Until recently, a substantial part of Western elites propped up the idea that emerging economies would support the spending habits of their Western customers in perpetuity by financing their consumption via the endless purchase of bonds. These export-based economies in need of destination markets for their products had no alternative. This assumption is as false today as it was in the waning days of the 20th century when it was first advanced. What most expert commentators failed to notice was that while these economies did lend money to their Western customers, they were at the same time strengthening their own financial infrastructure.
The primary manifestation of this maturation is the rapid expansion of existing and proliferation of new sovereign wealth funds (SWF). The strong growth of these investment vehicles has set in motion a process through which emerging economies will evolve from creditors into owners. The rise of SWFs is a direct consequence of globalization. Oil-related SWFs have been around since the early 1950s; the expansion of global trade and the gradual opening of international markets have endowed nonresource-rich, export-based economies to support the creation of similar state-owned asset managers. Without free trade, SWFs would have remained what they have always been, namely a loose pool of money trying to find ways to diversify away from oil.
Asian nations have been at the forefront of this SWF process. The structural economic boom in the emerging economies has allowed new players such as China to enter the investment arena with money that's basically controlled by the state but is allocated primarily with investment returns in mind. Nevertheless, only the most naïve observer would suggest that investment decisions made by SWFs are entirely devoid of geopolitical considerations; the long-term economic development of one particular nation state is inevitably a matter of strategic importance to its neighbors, and vice versa. Sovereign influence is a fact of international capital flows and always has been. That SWFs overtly owned by the states that sponsor them has nevertheless aroused a great deal of suspicion among the US- and EU-based commentariat.

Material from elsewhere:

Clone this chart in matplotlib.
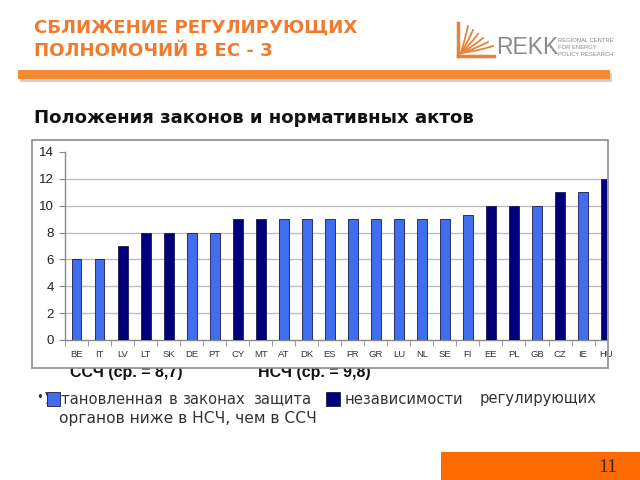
import matplotlib
matplotlib.use("Agg")
import matplotlib.pyplot as plt
from matplotlib.patches import Rectangle
import numpy as np

countries = ["BE", "IT", "LV", "LT", "SK", "DE", "PT", "CY", "MT", "AT", "DK", "ES",
             "FR", "GR", "LU", "NL", "SE", "FI", "EE", "PL", "GB", "CZ", "IE", "HU"]
scores = [6, 6, 7, 8, 8, 8, 8, 9, 9, 9, 9, 9, 9, 9, 9, 9, 9, 9.3, 10, 10, 10, 11, 11, 12]
new_member = ["LV", "LT", "SK", "CY", "MT", "EE", "PL", "CZ", "HU"]
y_ticks = [0, 2, 4, 6, 8, 10, 12, 14]

LIGHT = "#3F6FF0"
DARK = "#00007A"
ORANGE = "#F07A2E"
FS = "Liberation Sans"
FD = "DejaVu Sans"

W, H = 640, 480
fig = plt.figure(figsize=(6.4, 4.8), dpi=100)

def fx(x):
    return np.asarray(x) / W

def fy(y):
    return 1 - np.asarray(y) / H

# Title
fig.text(fx(34), fy(28), "СБЛИЖЕНИЕ РЕГУЛИРУЮЩИХ", family=FD, weight="bold",
         fontsize=13.1, color=ORANGE, va="center", ha="left")
fig.text(fx(34), fy(51), "ПОЛНОМОЧИЙ В ЕС - 3", family=FD, weight="bold",
         fontsize=13.1, color=ORANGE, va="center", ha="left")

# Orange rule with shadow
fig.patches.append(Rectangle((fx(20), fy(82)), fx(592), 9 / H, transform=fig.transFigure,
                             facecolor="#CFCFCF", edgecolor="none", zorder=1))
fig.patches.append(Rectangle((fx(18), fy(79)), fx(592), 9 / H, transform=fig.transFigure,
                             facecolor="#F28A33", edgecolor="none", zorder=2))

# Logo
LC = "#E8823A"
fig.lines.append(plt.Line2D(fx([458, 458]), fy([23, 56]), transform=fig.transFigure,
                            color=LC, lw=2.5))
fig.lines.append(plt.Line2D(fx([458, 494]), fy([56, 56]), transform=fig.transFigure,
                            color=LC, lw=2.5))
for k in range(6):
    t = np.linspace(0, 1, 25)
    x_end = 468 + k * 5
    y_end = 26 + k * 4
    xs = 461 + t * (x_end - 461)
    ys = 53 - t * (53 - y_end) + 3 * t * (1 - t)
    fig.lines.append(plt.Line2D(fx(xs), fy(ys), transform=fig.transFigure,
                                color=LC, lw=1.3))
fig.text(fx(496), fy(47), "REKK", family=FS, fontsize=16.5, color="#8A8A8A",
         va="center", ha="left")
for j, s in enumerate(["REGIONAL CENTRE", "FOR ENERGY", "POLICY RESEARCH"]):
    fig.text(fx(558), fy(41 + j * 6.5), s, family=FS, fontsize=4.2, color="#888888",
             va="center", ha="left")

# Subtitle
fig.text(fx(34), fy(118), "Положения законов и нормативных актов", family=FD, weight="bold",
         fontsize=13.1, color="#111111", va="center", ha="left")

# Axes
ax = fig.add_axes([fx(65), fy(340), fx(607 - 65), (340 - 152) / H])
x = np.arange(len(countries))
colors = [DARK if c in new_member else LIGHT for c in countries]
ax.bar(x, scores, width=0.43, color=colors, edgecolor="#1A1A4A", linewidth=0.6, zorder=3)
ax.set_xlim(-0.5, 23.04)
ax.set_ylim(0, 14)
for v in y_ticks[1:-1]:
    ax.axhline(v, color="#BDBDBD", lw=1.0, zorder=1)
ax.set_yticks(y_ticks)
ax.set_yticklabels([str(v) for v in y_ticks], family=FS, fontsize=9.5, color="#222222")
ax.set_xticks(x)
ax.set_xticklabels(countries, family=FS, fontsize=6.8, color="#333333")
ax.tick_params(axis="x", length=0, pad=7)
ax.set_xticks(np.arange(-0.5, 23.5, 1), minor=True)
ax.tick_params(axis="x", which="minor", length=4, color="#888888", direction="out")
ax.tick_params(axis="y", length=4, color="#888888", direction="out", pad=4)
for s in ["top", "right"]:
    ax.spines[s].set_visible(False)
for s in ["left", "bottom"]:
    ax.spines[s].set_color("#888888")
    ax.spines[s].set_linewidth(1.0)

# Chart frame
fig.patches.append(Rectangle((fx(32), fy(368)), fx(608 - 32), (368 - 140) / H,
                             transform=fig.transFigure, facecolor="none",
                             edgecolor="#8C8C8C", lw=1.2, zorder=5))

# Group labels (partially hidden under frame)
fig.text(fx(70), fy(377.5), "ССЧ (ср. = 8,7)", family=FS, weight="bold", fontsize=11.5,
         color="#111111", va="baseline", ha="left", zorder=2)
fig.text(fx(258), fy(377.5), "НСЧ (ср. = 9,8)", family=FS, weight="bold", fontsize=11.5,
         color="#111111", va="baseline", ha="left", zorder=2)
fig.patches.append(Rectangle((fx(33), fy(368)), fx(574), 9 / H, transform=fig.transFigure,
                             facecolor="white", edgecolor="none", zorder=4))

# Bullet text
TC = "#333333"
BF = 10.6
fig.text(fx(36), fy(398), "•", family=FD, fontsize=8.5, color=TC, va="center", ha="left")
fig.text(fx(163), fy(399), "Установленная", family=FD, fontsize=BF, color=TC,
         va="center", ha="right")
for w, px in [("в", 169), ("законах", 182), ("защита", 253), ("независимости", 345)]:
    fig.text(fx(px), fy(399), w, family=FD, fontsize=BF, color=TC, va="center", ha="left")
fig.text(fx(597), fy(399), "регулирующих", family=FD, fontsize=BF, color=TC,
         va="center", ha="right")
fig.text(fx(59), fy(418), "органов ниже в НСЧ, чем в ССЧ", family=FD, fontsize=11.2,
         color=TC, va="center", ha="left")
fig.patches.append(Rectangle((fx(47), fy(406)), 13 / W, 14 / H, transform=fig.transFigure,
                             facecolor=LIGHT, edgecolor="#1A1A4A", lw=0.6, zorder=6))
fig.patches.append(Rectangle((fx(326), fy(406)), 14 / W, 14 / H, transform=fig.transFigure,
                             facecolor=DARK, edgecolor="#1A1A4A", lw=0.6, zorder=6))

# Footer box
fig.patches.append(Rectangle((fx(441), 0), fx(199), 28 / H, transform=fig.transFigure,
                             facecolor="#FF6A00", edgecolor="none"))
fig.text(fx(598), fy(468), "11", family="Liberation Serif", fontsize=14, color="#3A2A1A",
         va="center", ha="left")

fig.savefig("out.png", dpi=100)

Despite the short-term distractions caused by ambitious politicians, SWFs are here to stay. And the most significant investment development for the next decade will be SWFs soliciting funds from individual investors in their respective countries on a widespread basis. Singapore's Temasek Holdings, in the summer of 2009, was the first SWF to raise funds from institutional investors, making the next leap all the more possible to imagine. That SWFs will eventually tap their own citizens is not so far-fetched; in fact, the domestic base is theoretically preferable to foreign institutions because the latter are prone to withdraw funds for reasons other than investment performance.
Right now we can only contemplate the impact allowing, for example, Chinese to invest in China Investment Corporation (CIC), the country's primary SWF, would have on the global financial system. Apart from the pure amount of funds that would be at its disposal, this would represent yet another step toward a global system in which government plays not simply a supportive, nurturing role but a robust, active role in economic and financial decisions. Governments in the major emerging economies are already deeply entrenched in the financial game. Governments in the Western economies are, alarmingly, increasing their presence in it. Greater interconnectedness between the public and private sector is the inevitable outcome.
The rise of the state, the way it is viewed here, is about two things. First, geopolitical developments will have increasingly greater influence on the way investment funds are allocated as the coming decade unfolds. Second, government will have greater involvement in people's financial affairs -- this is the great legacy the financial crisis of 2008 will leave with us.
The recent course of action undertaken by the U.S. government provides a good example of what you should expect from duly constituted authorities around the world in the future. The U.S. government now controls outright or has significant financial interests in some of the biggest, most important industries in the economy. It essentially owns nearly 50% of the domestic mortgage market. It owns an iconic automobile manufacturer. It controls large stakes in the major financial institutions that have only gotten bigger since they were deemed "too big to fail." Only hope informs the view that governmental involvement will be relatively short-lived or easily rolled back and that things will return to "normal" sooner rather than later. The financial problems the U.S. federal and state governments face are of unprecedented proportion. The makeup of American society is also changing. The Baby Boomers -- around 70 million people born between 1946 and 1960 -- are entering their 50s and 60s, and their financial needs are changing rapidly. Saving is now more important than spending. The idea of a safety net is a lot more personal, which makes people more amendable to the idea of greater government involvement in their financial affairs. American individual investors have stepped up their purchases of U.S. government bonds, another indication of alignment of interests with the state and their search for income.
History clearly demonstrates that governments are reluctant to give up control of the economy. Successful challenges to authority in matters of commerce usually come from the people, during times of strong growth, as entrepreneurs struggle against burdens placed on them by the state. If, therefore, we've entered a period of structural stagnation and deregulation is viewed suspiciously by the majority of the people, it's impossible to imagine government ceding control soon.
We are in the early stages of an economic and social transformation the end of which could see governments in control over -- though not owners of -- the means of production. This is not a new idea. The Austrian economist Joseph A. Schumpeter discussed this outcome, in the context of a market-based economy, in his book
Capitalism, Socialism and Democracy
in the early 1940s. The liberal democracies of the West have now reached the point where implementation of a mild version of the ideas Schumpeter expressed can't be dismissed out of hand. Such a shift will be gradual and relatively seamless, through a democratic process, thus engendering relatively little opposition.
This is a book about ideas, the main one of which is that sustainable economic growth increases geopolitical power, which in turn allows for greater assertion in the pursuit of economic greatness. Consequently the investments made by the new powers, domestically and internationally, are more aggressive as well as different in nature than before.
As the book was written with the long-term investor in mind, we have identified the investment themes we believe will emerge as our forecast for the next decade. The majority of these themes share the characteristic that governmental involvement is present usually as a facilitator, but often as a partner to the private sector. Our energy theme is a good example, as governments are now more involved in every phase of the production chain, while also supporting new energy alternatives through elaborate subsidized schemes.
We also name many companies as potential investment candidates, but these recommendations are simply points of departure for more rigorous analysis the realities of time and space don't allow here.
At the same time, noninvestors will also benefit from understanding the themes we address. The political and economic rise of new powers will affect everyone. The ability to separate reality from fiction is, after all, the most useful characteristic of a citizen of a democracy.
We hope you find
The Rise of the State
a useful tool as you make your way through what is a fast-changing world, where the blurring of private and public will only increase.